**Data excerpt:**
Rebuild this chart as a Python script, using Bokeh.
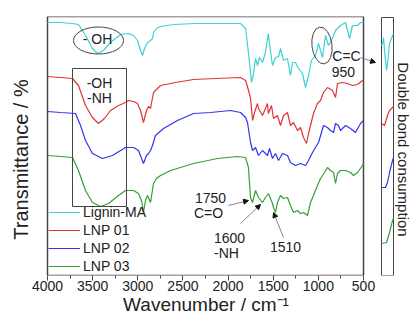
import math
from bokeh.plotting import figure
from bokeh.models import Range1d, FixedTicker, Legend, LegendItem, Arrow, NormalHead
from bokeh.core.properties import value
from bokeh.embed import file_html
from bokeh.resources import INLINE

FONT = "Liberation Sans"

# ---------------- data ----------------
wn_lignin = [4000, 3856, 3723, 3657, 3579, 3502, 3446, 3380, 3302, 3247, 3191, 3103, 3047, 3003,
             2970, 2948, 2926, 2892, 2859, 2837, 2826, 2793, 2748, 2604, 2361, 2051, 1862, 1806,
             1773, 1740, 1718, 1696, 1674, 1652, 1619, 1586, 1554, 1531, 1508, 1475, 1441, 1419,
             1386, 1342, 1309, 1286, 1253, 1220, 1176, 1142, 1109, 1076, 1032, 998, 954, 921,
             888, 854, 810, 755, 699, 655, 622, 566, 533, 500]
t_lignin = [253, 253, 252, 251, 240, 227, 222, 225, 233, 237, 241, 242, 240, 235,
            225, 220, 227, 233, 235, 237, 243, 247, 249, 251, 252, 252, 252, 247,
            222, 193, 202, 217, 210, 218, 213, 223, 242, 225, 210, 218, 219, 227,
            215, 217, 200, 213, 213, 207, 202, 188, 200, 215, 220, 232, 218, 240,
            230, 235, 245, 250, 253, 237, 250, 250, 253, 253]

wn_lnp01 = [4000, 3856, 3723, 3657, 3579, 3502, 3435, 3369, 3302, 3214, 3136, 3103, 3047, 3003,
            2970, 2937, 2904, 2881, 2859, 2826, 2748, 2582, 2383, 2139, 1862, 1806, 1773, 1751,
            1729, 1707, 1674, 1663, 1619, 1586, 1564, 1554, 1519, 1497, 1453, 1419, 1386, 1342,
            1309, 1275, 1231, 1198, 1165, 1131, 1109, 1087, 1054, 1010, 976, 943, 899, 843,
            810, 788, 733, 677, 622, 566, 511, 500]
t_lnp01 = [199, 198, 197, 190, 170, 158, 152, 157, 165, 170, 173, 175, 174, 172,
           165, 153, 165, 169, 167, 183, 190, 193, 196, 197, 198, 195, 185, 177,
           155, 163, 172, 167, 160, 167, 172, 162, 170, 157, 160, 150, 160, 163,
           150, 153, 145, 148, 138, 132, 142, 150, 162, 172, 175, 183, 188, 185,
           178, 192, 193, 192, 190, 191, 195, 195]

wn_lnp02 = [4000, 3856, 3690, 3634, 3579, 3502, 3391, 3281, 3136, 3047, 2992, 2937, 2904, 2881,
            2859, 2837, 2804, 2715, 2560, 2383, 2195, 1973, 1862, 1806, 1785, 1751, 1729, 1696,
            1663, 1619, 1564, 1541, 1508, 1475, 1441, 1397, 1342, 1309, 1253, 1198, 1142, 1109,
            1065, 1032, 998, 943, 899, 866, 832, 810, 777, 755, 699, 644, 589, 533, 500]
t_lnp02 = [164, 163, 162, 150, 135, 122, 117, 120, 128, 128, 125, 112, 120, 122,
           125, 130, 140, 147, 155, 162, 163, 165, 163, 158, 153, 133, 125, 128,
           120, 125, 120, 127, 117, 122, 115, 122, 120, 113, 110, 112, 110, 115,
           123, 128, 133, 150, 148, 145, 143, 152, 150, 145, 150, 147, 143, 152, 155]

wn_lnp03 = [4000, 3856, 3723, 3657, 3579, 3502, 3413, 3324, 3214, 3136, 3047, 2992, 2959, 2937,
            2915, 2892, 2859, 2826, 2793, 2748, 2637, 2383, 2117, 1896, 1807, 1774, 1752, 1729,
            1696, 1663, 1619, 1586, 1553, 1508, 1497, 1475, 1453, 1419, 1386, 1342, 1309, 1275,
            1231, 1198, 1165, 1120, 1087, 1054, 1010, 976, 932, 899, 866, 832, 810, 788,
            755, 699, 644, 611, 566, 511, 500]
t_lnp03 = [120, 119, 118, 105, 85, 73, 69, 72, 80, 85, 85, 82, 75, 63,
           75, 80, 73, 92, 97, 100, 105, 112, 117, 119, 118, 108, 78, 73,
           85, 78, 73, 78, 82, 72, 68, 63, 73, 80, 77, 78, 70, 63,
           65, 62, 63, 60, 73, 80, 90, 97, 103, 108, 105, 103, 92, 102,
           105, 105, 103, 100, 103, 110, 112]

# inset: double bond band (zoomed 1000-900 cm-1)
wn_in_lignin = [1000, 992, 983, 975, 958, 950, 933, 908, 900]
t_in_lignin = [230, 232, 238, 225, 205, 212, 232, 240, 242]
wn_in_lnp01 = [1000, 975, 950, 933, 908, 900]
t_in_lnp01 = [152, 150, 160, 165, 168, 169]
wn_in_lnp02 = [1000, 967, 950, 933, 908, 900]
t_in_lnp02 = [88, 88, 93, 103, 115, 118]
wn_in_lnp03 = [1000, 958, 933, 908, 900]
t_in_lnp03 = [32, 33, 43, 55, 57]

names = ["Lignin-MA", "LNP 01", "LNP 02", "LNP 03"]
colors = ["#3fd2d2", "#e03434", "#3434f0", "#34a034"]

x_ticks = [4000, 3500, 3000, 2500, 2000, 1500, 1000, 500]
x_minor = [3750, 3250, 2750, 2250, 1750, 1250, 750]

# annotations (main-axis data coordinates)
ann_x = [3446, 3424, 3424, 688, 722, 2195, 2217, 1984, 2017, 1364]
ann_y = [237, 193, 178, 220, 204, 78, 63, 38, 23, 29]
ann_t = ["- OH", "-OH", "-NH", "C=C", "950", "1750", "C=O", "1600", "-NH", "1510"]
arrows = [((533, 218), (367, 213)), ((1995, 70), (1774, 75)),
          ((1862, 52), (1641, 71)), ((1386, 38), (1497, 63))]
main_box = (4000, 500, 0, 259)        # left, right, bottom, top of main panel
inset_box = (1000, 900, 0, 258)       # in inset coordinates
ylabel_pos = (4290, 116)
rlabel_pos = (818, 126)               # inset coordinates

# ---------------- single figure holding main panel + inset ----------------
p = figure(width=411, height=323, x_range=Range1d(4520.6, -31.6), y_range=Range1d(0, 259),
           x_axis_location="below", y_axis_location=None,
           output_backend="svg", toolbar_location=None,
           min_border_left=0, min_border_right=0, min_border_top=16, min_border_bottom=48)
p.extra_x_ranges = {"inset": Range1d(4175, 750)}
p.xgrid.visible = False
p.ygrid.visible = False
p.outline_line_color = None
p.background_fill_color = "white"
p.border_fill_color = "white"

xa = p.xaxis[0]
xa.ticker = FixedTicker(ticks=x_ticks, minor_ticks=x_minor)
xa.major_tick_in = 0
xa.major_tick_out = 5
xa.minor_tick_in = 0
xa.minor_tick_out = 3
xa.axis_line_color = None
xa.major_tick_line_color = "#444444"
xa.minor_tick_line_color = "#444444"
xa.major_label_text_font = FONT
xa.major_label_text_font_size = "14px"
xa.major_label_text_color = "#222222"
xa.major_label_standoff = 0
xa.axis_label = "Wavenumber / cm\u207b\u00b9"
xa.axis_label_text_font = FONT
xa.axis_label_text_font_size = "19px"
xa.axis_label_text_font_style = "normal"
xa.axis_label_text_color = "#222222"
xa.axis_label_standoff = 0

# frames
p.quad(left=[main_box[0]], right=[main_box[1]], bottom=[main_box[2]], top=[main_box[3]],
       fill_color=None, line_color="#444444", line_width=1.5)
p.quad(left=[inset_box[0]], right=[inset_box[1]], bottom=[inset_box[2]], top=[inset_box[3]],
       x_range_name="inset", fill_color=None, line_color="#444444", line_width=1)

renderers = []
for wn, t, c in zip([wn_lignin, wn_lnp01, wn_lnp02, wn_lnp03],
                    [t_lignin, t_lnp01, t_lnp02, t_lnp03], colors):
    renderers.append(p.line(wn, t, line_color=c, line_width=1.2))

for wn, t, c in zip([wn_in_lignin, wn_in_lnp01, wn_in_lnp02, wn_in_lnp03],
                    [t_in_lignin, t_in_lnp01, t_in_lnp02, t_in_lnp03], colors):
    p.line(wn, t, line_color=c, line_width=1.2, x_range_name="inset")

legend = Legend(items=[LegendItem(label=n, renderers=[r]) for n, r in zip(names, renderers)],
                location=(48, 0), padding=0, margin=0, spacing=0,
                glyph_width=32, glyph_height=18, label_height=18, label_standoff=3,
                label_text_font=FONT, label_text_font_size="14px", label_text_color="#222222",
                border_line_color=None, background_fill_alpha=0)
p.add_layout(legend)

# axis titles as text
p.text(x=[ylabel_pos[0]], y=[ylabel_pos[1]], text=["Transmittance / %"], angle=math.pi / 2,
       text_font=value(FONT), text_font_size="20px", text_color="#222222",
       text_align="center", text_baseline="middle")
p.text(x=[rlabel_pos[0]], y=[rlabel_pos[1]], text=["Double bond consumption"], angle=-math.pi / 2,
       x_range_name="inset", text_font=value(FONT), text_font_size="15px", text_color="#222222",
       text_align="center", text_baseline="middle")

# ellipses and box
p.ellipse(x=[3435], y=[235], width=50, height=27, width_units="screen", height_units="screen",
          fill_color=None, line_color="#444444", line_width=1)
p.ellipse(x=[960], y=[230], width=20, height=37, width_units="screen", height_units="screen",
          angle=0.12, fill_color=None, line_color="#444444", line_width=1)
p.quad(left=[3723], right=[3125], top=[207], bottom=[69], fill_color=None,
       line_color="#444444", line_width=1)

p.text(x=ann_x, y=ann_y, text=ann_t, text_font=value(FONT), text_font_size="14px",
       text_align="center", text_baseline="middle", text_color="#222222")

for (xs, ys), (xe, ye) in arrows:
    p.add_layout(Arrow(end=NormalHead(size=5, fill_color="#111111", line_color="#111111"),
                       x_start=xs, y_start=ys, x_end=xe, y_end=ye,
                       line_color="#666666", line_width=0.8))

open("out.html", "w").write(file_html(p, INLINE))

**The problem:**
Transcribe the opening line of the listing above, please, and every line after it through the line with "230, 235, 245, 250, 253, 237, 250, 250, 253, 253]", word for word, without pictures.

**Exercise response:**
Rebuild this chart as a Python script, using Bokeh.
import math
from bokeh.plotting import figure
from bokeh.models import Range1d, FixedTicker, Legend, LegendItem, Arrow, NormalHead
from bokeh.core.properties import value
from bokeh.embed import file_html
from bokeh.resources import INLINE

FONT = "Liberation Sans"

# ---------------- data ----------------
wn_lignin = [4000, 3856, 3723, 3657, 3579, 3502, 3446, 3380, 3302, 3247, 3191, 3103, 3047, 3003,
             2970, 2948, 2926, 2892, 2859, 2837, 2826, 2793, 2748, 2604, 2361, 2051, 1862, 1806,
             1773, 1740, 1718, 1696, 1674, 1652, 1619, 1586, 1554, 1531, 1508, 1475, 1441, 1419,
             1386, 1342, 1309, 1286, 1253, 1220, 1176, 1142, 1109, 1076, 1032, 998, 954, 921,
             888, 854, 810, 755, 699, 655, 622, 566, 533, 500]
t_lignin = [253, 253, 252, 251, 240, 227, 222, 225, 233, 237, 241, 242, 240, 235,
            225, 220, 227, 233, 235, 237, 243, 247, 249, 251, 252, 252, 252, 247,
            222, 193, 202, 217, 210, 218, 213, 223, 242, 225, 210, 218, 219, 227,
            215, 217, 200, 213, 213, 207, 202, 188, 200, 215, 220, 232, 218, 240,
            230, 235, 245, 250, 253, 237, 250, 250, 253, 253]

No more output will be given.